__Input records__:

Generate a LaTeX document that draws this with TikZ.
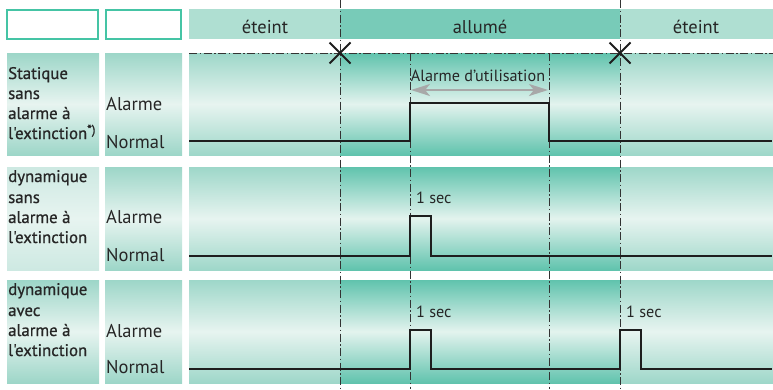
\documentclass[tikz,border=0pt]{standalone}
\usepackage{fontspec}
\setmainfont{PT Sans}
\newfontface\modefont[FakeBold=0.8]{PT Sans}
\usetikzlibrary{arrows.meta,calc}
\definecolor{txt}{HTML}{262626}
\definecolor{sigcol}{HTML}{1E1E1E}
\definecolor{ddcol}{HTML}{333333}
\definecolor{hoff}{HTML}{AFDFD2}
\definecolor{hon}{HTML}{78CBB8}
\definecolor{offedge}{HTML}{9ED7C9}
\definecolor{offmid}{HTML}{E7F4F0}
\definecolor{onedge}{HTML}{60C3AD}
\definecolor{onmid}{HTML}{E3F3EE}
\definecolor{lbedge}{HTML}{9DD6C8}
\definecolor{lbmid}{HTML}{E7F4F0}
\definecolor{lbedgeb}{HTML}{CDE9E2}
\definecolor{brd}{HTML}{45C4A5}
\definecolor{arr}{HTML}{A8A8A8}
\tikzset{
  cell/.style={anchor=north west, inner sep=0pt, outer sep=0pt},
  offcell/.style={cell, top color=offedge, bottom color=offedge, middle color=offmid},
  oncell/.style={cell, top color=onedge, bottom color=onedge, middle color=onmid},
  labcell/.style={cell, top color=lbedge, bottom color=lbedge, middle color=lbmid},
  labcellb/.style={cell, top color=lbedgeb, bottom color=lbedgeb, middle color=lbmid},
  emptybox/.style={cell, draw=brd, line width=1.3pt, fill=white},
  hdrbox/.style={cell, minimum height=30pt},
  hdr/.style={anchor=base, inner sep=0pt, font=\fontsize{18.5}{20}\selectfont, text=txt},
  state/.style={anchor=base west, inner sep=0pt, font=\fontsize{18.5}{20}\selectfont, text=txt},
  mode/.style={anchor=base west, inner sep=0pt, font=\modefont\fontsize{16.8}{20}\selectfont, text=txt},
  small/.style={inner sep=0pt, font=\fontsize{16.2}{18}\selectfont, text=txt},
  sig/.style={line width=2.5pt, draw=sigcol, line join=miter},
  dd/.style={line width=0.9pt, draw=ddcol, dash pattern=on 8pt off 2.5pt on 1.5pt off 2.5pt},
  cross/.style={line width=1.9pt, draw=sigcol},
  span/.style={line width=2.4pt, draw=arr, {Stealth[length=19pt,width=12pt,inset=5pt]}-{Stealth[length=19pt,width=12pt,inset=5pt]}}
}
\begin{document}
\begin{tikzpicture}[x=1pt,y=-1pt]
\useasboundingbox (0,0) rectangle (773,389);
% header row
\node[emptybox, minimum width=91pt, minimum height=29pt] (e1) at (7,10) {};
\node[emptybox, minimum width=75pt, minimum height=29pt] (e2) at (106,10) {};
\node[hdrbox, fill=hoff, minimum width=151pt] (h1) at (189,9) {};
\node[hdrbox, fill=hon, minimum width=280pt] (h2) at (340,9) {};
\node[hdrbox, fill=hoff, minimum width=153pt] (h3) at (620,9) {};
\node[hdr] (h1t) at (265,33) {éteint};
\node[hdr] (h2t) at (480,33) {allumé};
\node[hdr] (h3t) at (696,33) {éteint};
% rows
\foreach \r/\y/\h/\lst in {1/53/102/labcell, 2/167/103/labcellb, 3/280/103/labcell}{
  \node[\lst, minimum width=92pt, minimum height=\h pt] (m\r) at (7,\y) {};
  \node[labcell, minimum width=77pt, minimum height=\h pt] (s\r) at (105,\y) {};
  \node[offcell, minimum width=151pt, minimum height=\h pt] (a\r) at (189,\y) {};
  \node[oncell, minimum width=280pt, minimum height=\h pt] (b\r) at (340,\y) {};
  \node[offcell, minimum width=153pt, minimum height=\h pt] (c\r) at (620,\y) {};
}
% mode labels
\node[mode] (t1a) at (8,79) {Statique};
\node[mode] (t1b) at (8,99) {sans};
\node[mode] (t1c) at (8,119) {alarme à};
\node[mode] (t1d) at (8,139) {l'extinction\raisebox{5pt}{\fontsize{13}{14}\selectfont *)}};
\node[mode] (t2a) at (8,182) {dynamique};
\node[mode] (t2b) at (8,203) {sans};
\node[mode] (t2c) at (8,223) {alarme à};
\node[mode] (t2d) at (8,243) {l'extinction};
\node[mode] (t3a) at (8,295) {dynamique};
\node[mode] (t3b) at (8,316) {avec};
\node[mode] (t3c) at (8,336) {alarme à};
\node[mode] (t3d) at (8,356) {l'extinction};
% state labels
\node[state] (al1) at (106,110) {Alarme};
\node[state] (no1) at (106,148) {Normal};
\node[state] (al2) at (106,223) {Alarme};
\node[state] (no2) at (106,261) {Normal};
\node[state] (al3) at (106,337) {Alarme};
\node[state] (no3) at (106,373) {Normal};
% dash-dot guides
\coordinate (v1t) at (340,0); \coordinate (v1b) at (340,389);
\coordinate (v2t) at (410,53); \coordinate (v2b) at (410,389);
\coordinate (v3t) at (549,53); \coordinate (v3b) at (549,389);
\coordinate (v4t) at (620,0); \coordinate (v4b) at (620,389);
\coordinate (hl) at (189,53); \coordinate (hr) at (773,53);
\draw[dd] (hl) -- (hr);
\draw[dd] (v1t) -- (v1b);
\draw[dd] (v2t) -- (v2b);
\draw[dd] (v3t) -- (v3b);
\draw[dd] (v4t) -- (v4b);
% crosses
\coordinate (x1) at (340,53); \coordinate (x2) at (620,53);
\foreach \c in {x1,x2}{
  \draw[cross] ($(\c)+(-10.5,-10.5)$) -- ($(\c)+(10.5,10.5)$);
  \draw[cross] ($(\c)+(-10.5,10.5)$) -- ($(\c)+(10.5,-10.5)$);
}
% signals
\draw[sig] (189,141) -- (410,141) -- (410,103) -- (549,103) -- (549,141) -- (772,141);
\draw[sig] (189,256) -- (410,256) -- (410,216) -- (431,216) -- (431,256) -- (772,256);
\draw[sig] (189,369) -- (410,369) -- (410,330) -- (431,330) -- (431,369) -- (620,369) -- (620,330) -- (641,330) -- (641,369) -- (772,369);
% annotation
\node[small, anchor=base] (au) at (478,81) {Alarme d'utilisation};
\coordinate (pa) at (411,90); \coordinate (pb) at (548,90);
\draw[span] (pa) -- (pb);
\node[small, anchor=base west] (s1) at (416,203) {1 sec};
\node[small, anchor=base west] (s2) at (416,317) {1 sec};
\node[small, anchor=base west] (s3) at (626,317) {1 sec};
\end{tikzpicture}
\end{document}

...

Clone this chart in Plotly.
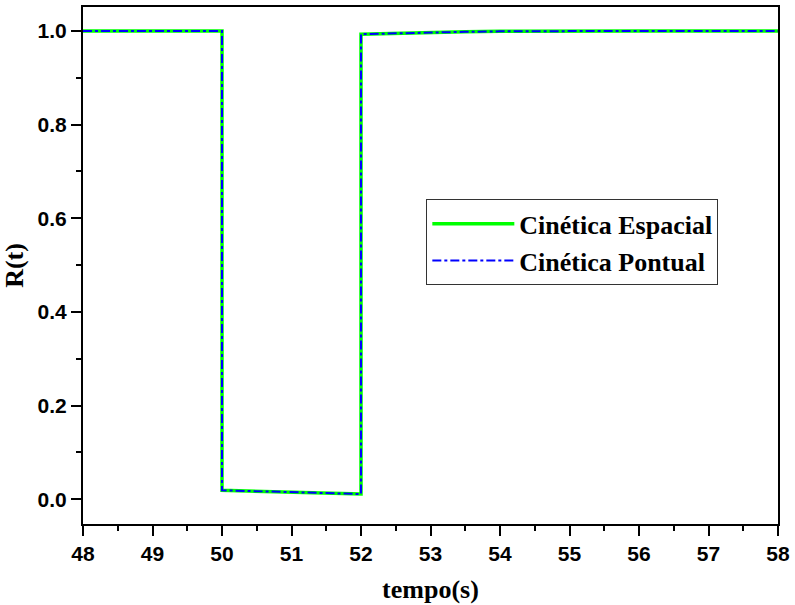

--

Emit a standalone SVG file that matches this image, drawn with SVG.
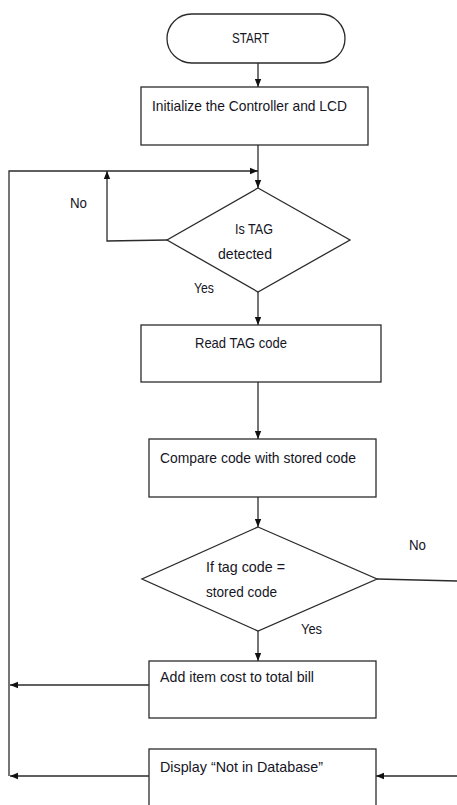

__Short task__:
From the entries above, copy every line where the word "that" shows up.

__Task solution__:
Generate a LaTeX document that draws this with TikZ.
Emit a standalone SVG file that matches this image, drawn with SVG.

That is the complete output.